The news that Musk is offering to carry on with the $44 billion buyout was first reported by Bloomberg. Now, a filing with the Securities and Exchange Commission shows Musk made the proposal in a letter to the tech giant on Monday.

The New York Stock Exchange temporarily halted trading in Twitter stock twice Tuesday, first because of a big price move and the second time for a news event, presumably the announcement of Musk's renewed offer.

While the per share offer price on this latest proposal remains the same as the original offer, it’s unclear if Musk has made other term changes or if Twitter would reject it. According to other reports, a deal could be reached this week.

The stock closed at $52.00/share Tuesday, indicating market uncertainty around the $54.20 offer.

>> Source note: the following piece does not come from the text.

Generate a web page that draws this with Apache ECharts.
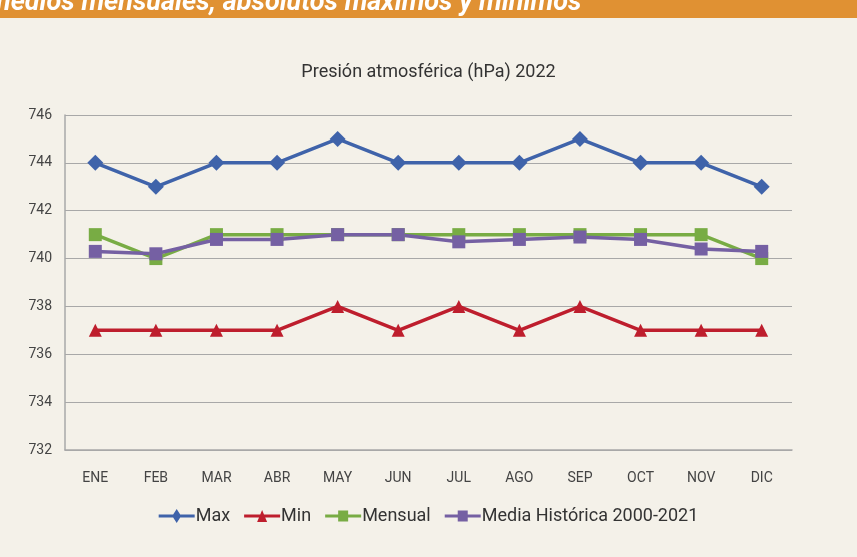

After Musk informed Twitter of plans to terminate the original agreement in July, Twitter sued. A trial has been expected in Delaware Chancery Court on Oct. 17.

With the proposition of a buyout on the table again, it revives the question of whether Musk might move Twitter from San Francisco to Central Texas.

He’s done so with some of his other companies. Tesla’s headquarters in southeast Travis County had its grand opening earlier this year and tunneling business The Boring Company moved to Pflugerville. At least two other Musk companies, SpaceX and Neuralink, have a Central Texas presence without being headquartered here.

Technology journalist Nilay Patel this afternoon voiced concerns that owning Twitter and Tesla together could be problematic for Musk, as his Tesla manufacturing facilities in Germany and China are both in countries that have disputes with Twitter over content moderation and censorship.

Telsa shares fell after the Twitter news became public, before rallying to close up, at $249.44.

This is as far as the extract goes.